### GIVEN TASK
From the first line of the data down to and including the line with "plt.rcParams['font.family'] = ['Liberation", copy everything exactly, leaving out pictures.

### DATA BLOCK
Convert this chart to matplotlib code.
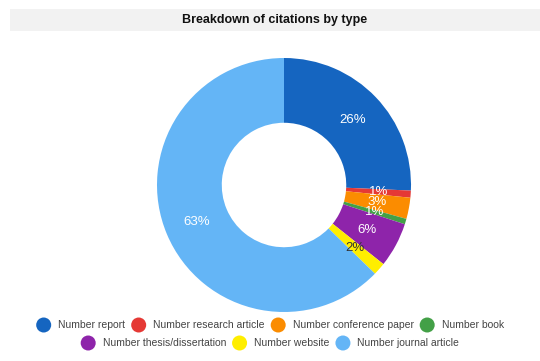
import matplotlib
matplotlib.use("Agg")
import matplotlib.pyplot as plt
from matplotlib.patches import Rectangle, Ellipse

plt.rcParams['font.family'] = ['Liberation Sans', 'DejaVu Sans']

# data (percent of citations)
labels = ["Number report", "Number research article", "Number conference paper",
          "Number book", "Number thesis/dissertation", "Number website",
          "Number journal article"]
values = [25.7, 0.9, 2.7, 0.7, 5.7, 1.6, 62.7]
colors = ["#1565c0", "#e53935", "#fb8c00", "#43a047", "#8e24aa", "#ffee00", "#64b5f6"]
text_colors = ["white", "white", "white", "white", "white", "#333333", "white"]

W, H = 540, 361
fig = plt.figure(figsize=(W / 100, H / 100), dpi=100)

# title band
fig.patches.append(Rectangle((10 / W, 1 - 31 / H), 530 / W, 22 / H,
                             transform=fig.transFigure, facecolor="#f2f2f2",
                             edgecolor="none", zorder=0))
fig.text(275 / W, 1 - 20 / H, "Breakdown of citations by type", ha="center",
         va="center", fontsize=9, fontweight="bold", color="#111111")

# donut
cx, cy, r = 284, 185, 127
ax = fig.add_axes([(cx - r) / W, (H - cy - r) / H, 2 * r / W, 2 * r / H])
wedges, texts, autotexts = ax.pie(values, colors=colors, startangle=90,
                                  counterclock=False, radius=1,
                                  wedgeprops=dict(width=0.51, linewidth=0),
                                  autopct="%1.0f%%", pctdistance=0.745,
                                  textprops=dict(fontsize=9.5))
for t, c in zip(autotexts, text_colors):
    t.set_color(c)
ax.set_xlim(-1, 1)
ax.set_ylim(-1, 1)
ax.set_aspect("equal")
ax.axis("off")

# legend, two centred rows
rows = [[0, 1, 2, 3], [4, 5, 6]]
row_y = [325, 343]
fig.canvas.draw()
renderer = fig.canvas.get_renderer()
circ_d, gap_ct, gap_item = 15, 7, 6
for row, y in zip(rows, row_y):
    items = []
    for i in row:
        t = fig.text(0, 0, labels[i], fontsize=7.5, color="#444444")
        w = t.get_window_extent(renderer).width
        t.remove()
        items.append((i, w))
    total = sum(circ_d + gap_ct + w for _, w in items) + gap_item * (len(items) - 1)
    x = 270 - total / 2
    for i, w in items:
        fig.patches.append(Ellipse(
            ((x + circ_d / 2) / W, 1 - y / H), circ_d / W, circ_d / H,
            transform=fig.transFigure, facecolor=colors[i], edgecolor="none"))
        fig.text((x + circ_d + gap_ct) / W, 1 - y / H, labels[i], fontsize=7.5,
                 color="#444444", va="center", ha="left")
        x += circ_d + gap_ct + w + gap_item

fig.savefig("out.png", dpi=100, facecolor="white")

### RIGHT ANSWER
Convert this chart to matplotlib code.
import matplotlib
matplotlib.use("Agg")
import matplotlib.pyplot as plt
from matplotlib.patches import Rectangle, Ellipse

plt.rcParams['font.family'] = ['Liberation Sans', 'DejaVu Sans']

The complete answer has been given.